▶ [Task instructions] How many lines of these entries include the string "this"? State the number alone.

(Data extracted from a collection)
——————

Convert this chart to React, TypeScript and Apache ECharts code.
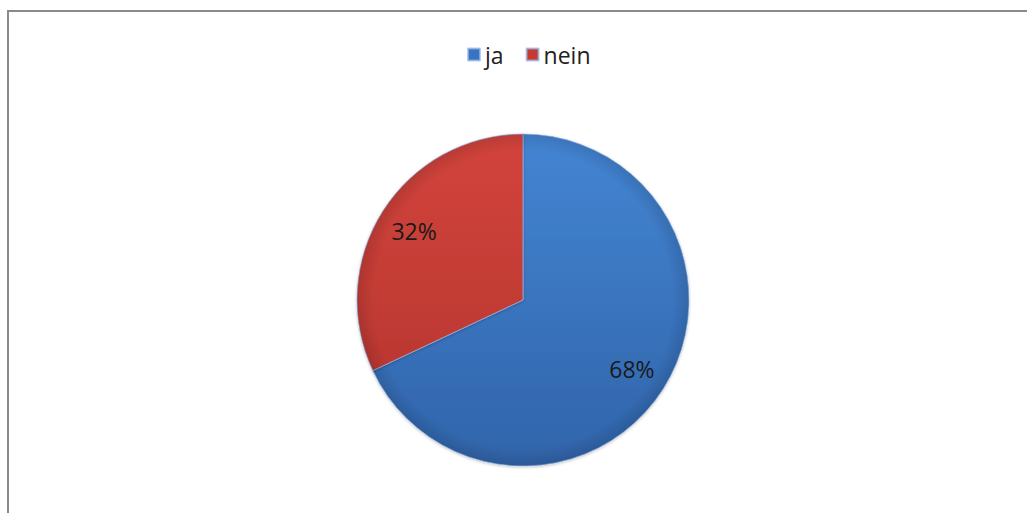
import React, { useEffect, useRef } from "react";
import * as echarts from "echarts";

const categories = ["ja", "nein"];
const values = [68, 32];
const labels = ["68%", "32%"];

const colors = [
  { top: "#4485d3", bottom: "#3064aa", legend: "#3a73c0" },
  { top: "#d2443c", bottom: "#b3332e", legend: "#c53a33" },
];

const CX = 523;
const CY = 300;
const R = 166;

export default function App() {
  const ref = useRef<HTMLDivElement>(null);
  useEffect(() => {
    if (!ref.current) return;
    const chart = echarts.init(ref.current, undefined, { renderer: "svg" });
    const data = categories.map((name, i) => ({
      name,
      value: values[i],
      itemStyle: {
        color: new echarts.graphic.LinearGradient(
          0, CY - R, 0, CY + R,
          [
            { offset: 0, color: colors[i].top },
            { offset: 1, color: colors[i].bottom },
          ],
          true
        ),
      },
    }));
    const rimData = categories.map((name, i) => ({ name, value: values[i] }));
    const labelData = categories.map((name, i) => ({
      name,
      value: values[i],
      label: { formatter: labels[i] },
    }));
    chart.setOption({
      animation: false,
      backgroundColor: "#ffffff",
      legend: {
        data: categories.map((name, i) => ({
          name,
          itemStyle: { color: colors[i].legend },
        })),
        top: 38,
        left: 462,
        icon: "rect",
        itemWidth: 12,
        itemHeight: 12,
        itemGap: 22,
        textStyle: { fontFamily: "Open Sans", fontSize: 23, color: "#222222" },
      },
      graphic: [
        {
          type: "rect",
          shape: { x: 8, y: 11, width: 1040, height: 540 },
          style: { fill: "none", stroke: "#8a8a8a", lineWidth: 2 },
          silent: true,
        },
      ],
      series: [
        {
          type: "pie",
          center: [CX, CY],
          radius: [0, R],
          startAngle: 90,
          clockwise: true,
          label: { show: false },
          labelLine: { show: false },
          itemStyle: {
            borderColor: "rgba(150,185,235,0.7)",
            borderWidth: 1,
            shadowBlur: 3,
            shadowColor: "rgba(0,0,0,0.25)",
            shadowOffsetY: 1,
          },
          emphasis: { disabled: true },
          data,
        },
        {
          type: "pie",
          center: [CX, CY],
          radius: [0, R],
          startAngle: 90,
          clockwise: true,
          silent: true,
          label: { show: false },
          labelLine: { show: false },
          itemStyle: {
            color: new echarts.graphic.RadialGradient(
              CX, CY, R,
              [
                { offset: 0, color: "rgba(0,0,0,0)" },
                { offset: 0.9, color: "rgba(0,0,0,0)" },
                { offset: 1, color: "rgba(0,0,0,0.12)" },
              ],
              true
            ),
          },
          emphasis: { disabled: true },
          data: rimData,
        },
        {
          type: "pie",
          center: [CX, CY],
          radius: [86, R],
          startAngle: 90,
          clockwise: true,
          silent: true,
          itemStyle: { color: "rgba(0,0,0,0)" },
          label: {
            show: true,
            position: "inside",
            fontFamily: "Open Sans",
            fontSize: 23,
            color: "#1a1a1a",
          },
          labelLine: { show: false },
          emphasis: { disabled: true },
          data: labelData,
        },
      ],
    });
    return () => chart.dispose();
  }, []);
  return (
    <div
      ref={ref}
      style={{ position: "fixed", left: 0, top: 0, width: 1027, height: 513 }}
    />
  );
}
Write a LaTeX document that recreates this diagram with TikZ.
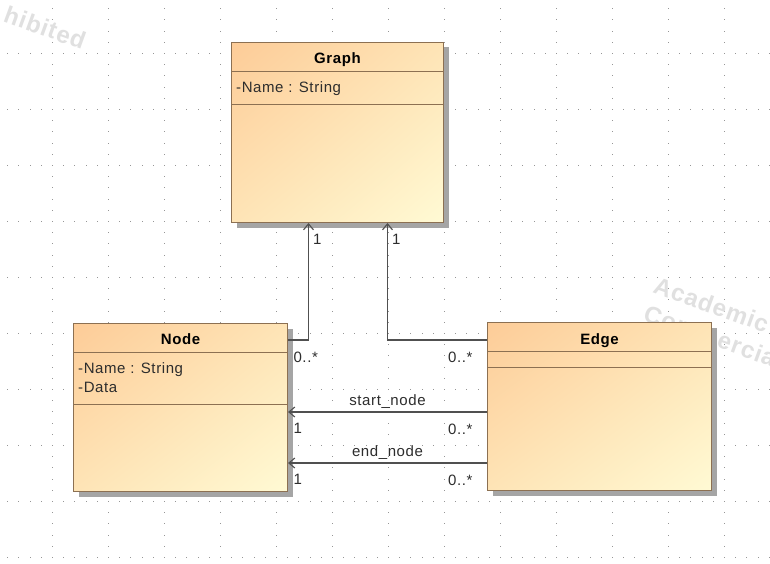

——————

▶ [Problem solution] 2